Pictures stay out of the copy; set down each line of the listing below exactly.

-*-*-

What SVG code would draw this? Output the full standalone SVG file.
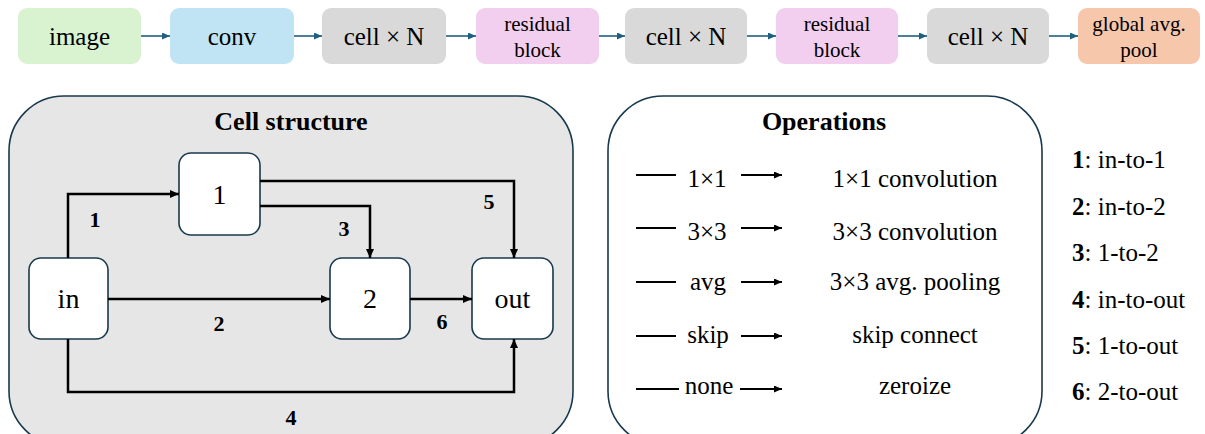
<svg xmlns="http://www.w3.org/2000/svg" width="1205" height="434" viewBox="0 0 1205 434" font-family="'Liberation Serif', Tinos, 'DejaVu Serif', serif">
<defs>
<style>
text{font-family:'Liberation Serif',Tinos,'Times New Roman','DejaVu Serif',serif;fill:#000;text-anchor:middle}
.top{font-size:25px}
.two{font-size:21px}
.ttl{font-size:26px;font-weight:bold}
.nd{font-size:28px}
.el{font-size:22px;font-weight:bold}
.op{font-size:25px}
.lg{font-size:25px;text-anchor:start}
.tb{stroke:none}
.flow{stroke:#1f5f80;stroke-width:1.6;fill:none}
.edge{stroke:#000;stroke-width:2.5;fill:none}
.opl{stroke:#000;stroke-width:2;fill:none}
.node{fill:#fff;stroke:#18394d;stroke-width:1.6}
.panel{stroke:#18394d;stroke-width:1.6}
</style>
<marker id="ah" markerUnits="userSpaceOnUse" markerWidth="9" markerHeight="8" refX="9" refY="4" orient="auto"><path d="M0,0 L9,4 L0,8 z" fill="#000"/></marker>
<marker id="ahf" markerUnits="userSpaceOnUse" markerWidth="8" markerHeight="7" refX="8" refY="3.5" orient="auto"><path d="M0,0 L8,3.5 L0,7 z" fill="#1f5f80"/></marker>
<marker id="aho" markerUnits="userSpaceOnUse" markerWidth="8" markerHeight="7" refX="8" refY="3.5" orient="auto"><path d="M0,0 L8,3.5 L0,7 z" fill="#000"/></marker>
</defs>

<!-- top pipeline -->
<g id="n-image"><rect class="tb" x="18" y="8" width="123" height="56" rx="9" fill="#d9f2d0"/><text class="top" x="79.5" y="45">image</text></g>
<g id="n-conv"><rect class="tb" x="170" y="8" width="124" height="56" rx="9" fill="#c1e4f5"/><text class="top" x="232" y="45">conv</text></g>
<g id="n-cell1"><rect class="tb" x="322" y="8" width="124" height="56" rx="9" fill="#d9d9d9"/><text class="top" x="384" y="45">cell × N</text></g>
<g id="n-res1"><rect class="tb" x="476" y="8" width="123" height="56" rx="9" fill="#f2cfee"/><text class="two" x="537.5" y="31">residual</text><text class="two" x="537.5" y="57">block</text></g>
<g id="n-cell2"><rect class="tb" x="625" y="8" width="122" height="56" rx="9" fill="#d9d9d9"/><text class="top" x="686" y="45">cell × N</text></g>
<g id="n-res2"><rect class="tb" x="776" y="8" width="122" height="56" rx="9" fill="#f2cfee"/><text class="two" x="837" y="31">residual</text><text class="two" x="837" y="57">block</text></g>
<g id="n-cell3"><rect class="tb" x="927" y="8" width="122" height="56" rx="9" fill="#d9d9d9"/><text class="top" x="988" y="45">cell × N</text></g>
<g id="n-gap"><rect class="tb" x="1078" y="8" width="122" height="56" rx="9" fill="#f7c7ac"/><text class="two" x="1139" y="31">global avg.</text><text class="two" x="1139" y="57">pool</text></g>

<g id="flow-connectors">
<line class="flow" x1="141" y1="36" x2="170" y2="36" marker-end="url(#ahf)"/>
<line class="flow" x1="294" y1="36" x2="322" y2="36" marker-end="url(#ahf)"/>
<line class="flow" x1="446" y1="36" x2="476" y2="36" marker-end="url(#ahf)"/>
<line class="flow" x1="599" y1="36" x2="625" y2="36" marker-end="url(#ahf)"/>
<line class="flow" x1="747" y1="36" x2="776" y2="36" marker-end="url(#ahf)"/>
<line class="flow" x1="898" y1="36" x2="927" y2="36" marker-end="url(#ahf)"/>
<line class="flow" x1="1049" y1="36" x2="1078" y2="36" marker-end="url(#ahf)"/>
</g>

<!-- cell structure panel -->
<g id="cell-panel">
<rect class="panel" x="9" y="96" width="564" height="350" rx="55" fill="#e6e6e6"/>
<text class="ttl" x="291" y="130">Cell structure</text>
</g>
<g id="n-in"><rect class="node" x="29" y="258" width="79" height="81" rx="12"/><text class="nd" x="68.5" y="308">in</text></g>
<g id="n-1"><rect class="node" x="179" y="153" width="81" height="82" rx="12"/><text class="nd" x="219.5" y="204">1</text></g>
<g id="n-2"><rect class="node" x="330" y="258" width="80" height="81" rx="12"/><text class="nd" x="370" y="308">2</text></g>
<g id="n-out"><rect class="node" x="472" y="258" width="81" height="81" rx="12"/><text class="nd" x="512.5" y="308">out</text></g>

<g id="cell-connectors">
<path class="edge" d="M68,258 V194 H179" marker-end="url(#ah)"/>
<path class="edge" d="M260,181 H514 V258" marker-end="url(#ah)"/>
<path class="edge" d="M260,206 H370 V258" marker-end="url(#ah)"/>
<path class="edge" d="M108,299 H330" marker-end="url(#ah)"/>
<path class="edge" d="M410,299 H472" marker-end="url(#ah)"/>
<path class="edge" d="M68,339 V392 H514 V339" marker-end="url(#ah)"/>
<text class="el" x="95" y="227">1</text>
<text class="el" x="219" y="331">2</text>
<text class="el" x="344" y="236">3</text>
<text class="el" x="291" y="425">4</text>
<text class="el" x="489" y="209">5</text>
<text class="el" x="442" y="329">6</text>
</g>

<!-- operations panel -->
<g id="ops-panel">
<rect class="panel" x="608" y="96" width="434" height="350" rx="55" fill="#fff"/>
<text class="ttl" x="824" y="130">Operations</text>
</g>
<g id="op-1x1">
<line class="opl" x1="636" y1="175" x2="676" y2="175"/><text class="op" x="707" y="187">1×1</text><line class="opl" x1="741" y1="175" x2="782" y2="175" marker-end="url(#aho)"/>
<text class="op" x="915" y="187">1×1 convolution</text>
</g>
<g id="op-3x3">
<line class="opl" x1="636" y1="228" x2="676" y2="228"/><text class="op" x="707" y="240">3×3</text><line class="opl" x1="741" y1="228" x2="782" y2="228" marker-end="url(#aho)"/>
<text class="op" x="915" y="240">3×3 convolution</text>
</g>
<g id="op-avg">
<line class="opl" x1="636" y1="282" x2="676" y2="282"/><text class="op" x="708" y="290">avg</text><line class="opl" x1="741" y1="282" x2="782" y2="282" marker-end="url(#aho)"/>
<text class="op" x="915" y="290">3×3 avg. pooling</text>
</g>
<g id="op-skip">
<line class="opl" x1="636" y1="336" x2="676" y2="336"/><text class="op" x="708" y="343">skip</text><line class="opl" x1="741" y1="336" x2="782" y2="336" marker-end="url(#aho)"/>
<text class="op" x="915" y="343">skip connect</text>
</g>
<g id="op-none">
<line class="opl" x1="636" y1="389" x2="679" y2="389"/><text class="op" x="709" y="394">none</text><line class="opl" x1="740" y1="389" x2="782" y2="389" marker-end="url(#aho)"/>
<text class="op" x="915" y="394">zeroize</text>
</g>

<!-- legend -->
<g id="legend">
<text class="lg" x="1072" y="168"><tspan font-weight="bold">1</tspan>: in-to-1</text>
<text class="lg" x="1072" y="215"><tspan font-weight="bold">2</tspan>: in-to-2</text>
<text class="lg" x="1072" y="261"><tspan font-weight="bold">3</tspan>: 1-to-2</text>
<text class="lg" x="1072" y="308"><tspan font-weight="bold">4</tspan>: in-to-out</text>
<text class="lg" x="1072" y="354"><tspan font-weight="bold">5</tspan>: 1-to-out</text>
<text class="lg" x="1072" y="400"><tspan font-weight="bold">6</tspan>: 2-to-out</text>
</g>
</svg>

-*-*-

Solution to the exercise>
What SVG code would draw this? Output the full standalone SVG file.
<svg xmlns="http://www.w3.org/2000/svg" width="1205" height="434" viewBox="0 0 1205 434" font-family="'Liberation Serif', Tinos, 'DejaVu Serif', serif">
<defs>
<style>
text{font-family:'Liberation Serif',Tinos,'Times New Roman','DejaVu Serif',serif;fill:#000;text-anchor:middle}
.top{font-size:25px}
.two{font-size:21px}
.ttl{font-size:26px;font-weight:bold}
.nd{font-size:28px}
.el{font-size:22px;font-weight:bold}
.op{font-size:25px}
.lg{font-size:25px;text-anchor:start}
.tb{stroke:none}
.flow{stroke:#1f5f80;stroke-width:1.6;fill:none}
.edge{stroke:#000;stroke-width:2.5;fill:none}
.opl{stroke:#000;stroke-width:2;fill:none}
.node{fill:#fff;stroke:#18394d;stroke-width:1.6}
.panel{stroke:#18394d;stroke-width:1.6}
</style>
<marker id="ah" markerUnits="userSpaceOnUse" markerWidth="9" markerHeight="8" refX="9" refY="4" orient="auto"><path d="M0,0 L9,4 L0,8 z" fill="#000"/></marker>
<marker id="ahf" markerUnits="userSpaceOnUse" markerWidth="8" markerHeight="7" refX="8" refY="3.5" orient="auto"><path d="M0,0 L8,3.5 L0,7 z" fill="#1f5f80"/></marker>
<marker id="aho" markerUnits="userSpaceOnUse" markerWidth="8" markerHeight="7" refX="8" refY="3.5" orient="auto"><path d="M0,0 L8,3.5 L0,7 z" fill="#000"/></marker>
</defs>

<!-- top pipeline -->
<g id="n-image"><rect class="tb" x="18" y="8" width="123" height="56" rx="9" fill="#d9f2d0"/><text class="top" x="79.5" y="45">image</text></g>
<g id="n-conv"><rect class="tb" x="170" y="8" width="124" height="56" rx="9" fill="#c1e4f5"/><text class="top" x="232" y="45">conv</text></g>
<g id="n-cell1"><rect class="tb" x="322" y="8" width="124" height="56" rx="9" fill="#d9d9d9"/><text class="top" x="384" y="45">cell × N</text></g>
<g id="n-res1"><rect class="tb" x="476" y="8" width="123" height="56" rx="9" fill="#f2cfee"/><text class="two" x="537.5" y="31">residual</text><text class="two" x="537.5" y="57">block</text></g>
<g id="n-cell2"><rect class="tb" x="625" y="8" width="122" height="56" rx="9" fill="#d9d9d9"/><text class="top" x="686" y="45">cell × N</text></g>
<g id="n-res2"><rect class="tb" x="776" y="8" width="122" height="56" rx="9" fill="#f2cfee"/><text class="two" x="837" y="31">residual</text><text class="two" x="837" y="57">block</text></g>
<g id="n-cell3"><rect class="tb" x="927" y="8" width="122" height="56" rx="9" fill="#d9d9d9"/><text class="top" x="988" y="45">cell × N</text></g>
<g id="n-gap"><rect class="tb" x="1078" y="8" width="122" height="56" rx="9" fill="#f7c7ac"/><text class="two" x="1139" y="31">global avg.</text><text class="two" x="1139" y="57">pool</text></g>

<g id="flow-connectors">
<line class="flow" x1="141" y1="36" x2="170" y2="36" marker-end="url(#ahf)"/>
<line class="flow" x1="294" y1="36" x2="322" y2="36" marker-end="url(#ahf)"/>
<line class="flow" x1="446" y1="36" x2="476" y2="36" marker-end="url(#ahf)"/>
<line class="flow" x1="599" y1="36" x2="625" y2="36" marker-end="url(#ahf)"/>
<line class="flow" x1="747" y1="36" x2="776" y2="36" marker-end="url(#ahf)"/>
<line class="flow" x1="898" y1="36" x2="927" y2="36" marker-end="url(#ahf)"/>
<line class="flow" x1="1049" y1="36" x2="1078" y2="36" marker-end="url(#ahf)"/>
</g>

<!-- cell structure panel -->
<g id="cell-panel">
<rect class="panel" x="9" y="96" width="564" height="350" rx="55" fill="#e6e6e6"/>
<text class="ttl" x="291" y="130">Cell structure</text>
</g>
<g id="n-in"><rect class="node" x="29" y="258" width="79" height="81" rx="12"/><text class="nd" x="68.5" y="308">in</text></g>
<g id="n-1"><rect class="node" x="179" y="153" width="81" height="82" rx="12"/><text class="nd" x="219.5" y="204">1</text></g>
<g id="n-2"><rect class="node" x="330" y="258" width="80" height="81" rx="12"/><text class="nd" x="370" y="308">2</text></g>
<g id="n-out"><rect class="node" x="472" y="258" width="81" height="81" rx="12"/><text class="nd" x="512.5" y="308">out</text></g>

<g id="cell-connectors">
<path class="edge" d="M68,258 V194 H179" marker-end="url(#ah)"/>
<path class="edge" d="M260,181 H514 V258" marker-end="url(#ah)"/>
<path class="edge" d="M260,206 H370 V258" marker-end="url(#ah)"/>
<path class="edge" d="M108,299 H330" marker-end="url(#ah)"/>
<path class="edge" d="M410,299 H472" marker-end="url(#ah)"/>
<path class="edge" d="M68,339 V392 H514 V339" marker-end="url(#ah)"/>
<text class="el" x="95" y="227">1</text>
<text class="el" x="219" y="331">2</text>
<text class="el" x="344" y="236">3</text>
<text class="el" x="291" y="425">4</text>
<text class="el" x="489" y="209">5</text>
<text class="el" x="442" y="329">6</text>
</g>

<!-- operations panel -->
<g id="ops-panel">
<rect class="panel" x="608" y="96" width="434" height="350" rx="55" fill="#fff"/>
<text class="ttl" x="824" y="130">Operations</text>
</g>
<g id="op-1x1">
<line class="opl" x1="636" y1="175" x2="676" y2="175"/><text class="op" x="707" y="187">1×1</text><line class="opl" x1="741" y1="175" x2="782" y2="175" marker-end="url(#aho)"/>
<text class="op" x="915" y="187">1×1 convolution</text>
</g>
<g id="op-3x3">
<line class="opl" x1="636" y1="228" x2="676" y2="228"/><text class="op" x="707" y="240">3×3</text><line class="opl" x1="741" y1="228" x2="782" y2="228" marker-end="url(#aho)"/>
<text class="op" x="915" y="240">3×3 convolution</text>
</g>
<g id="op-avg">
<line class="opl" x1="636" y1="282" x2="676" y2="282"/><text class="op" x="708" y="290">avg</text><line class="opl" x1="741" y1="282" x2="782" y2="282" marker-end="url(#aho)"/>
<text class="op" x="915" y="290">3×3 avg. pooling</text>
</g>
<g id="op-skip">
<line class="opl" x1="636" y1="336" x2="676" y2="336"/><text class="op" x="708" y="343">skip</text><line class="opl" x1="741" y1="336" x2="782" y2="336" marker-end="url(#aho)"/>
<text class="op" x="915" y="343">skip connect</text>
</g>
<g id="op-none">
<line class="opl" x1="636" y1="389" x2="679" y2="389"/><text class="op" x="709" y="394">none</text><line class="opl" x1="740" y1="389" x2="782" y2="389" marker-end="url(#aho)"/>
<text class="op" x="915" y="394">zeroize</text>
</g>

<!-- legend -->
<g id="legend">
<text class="lg" x="1072" y="168"><tspan font-weight="bold">1</tspan>: in-to-1</text>
<text class="lg" x="1072" y="215"><tspan font-weight="bold">2</tspan>: in-to-2</text>
<text class="lg" x="1072" y="261"><tspan font-weight="bold">3</tspan>: 1-to-2</text>
<text class="lg" x="1072" y="308"><tspan font-weight="bold">4</tspan>: in-to-out</text>
<text class="lg" x="1072" y="354"><tspan font-weight="bold">5</tspan>: 1-to-out</text>
<text class="lg" x="1072" y="400"><tspan font-weight="bold">6</tspan>: 2-to-out</text>
</g>
</svg>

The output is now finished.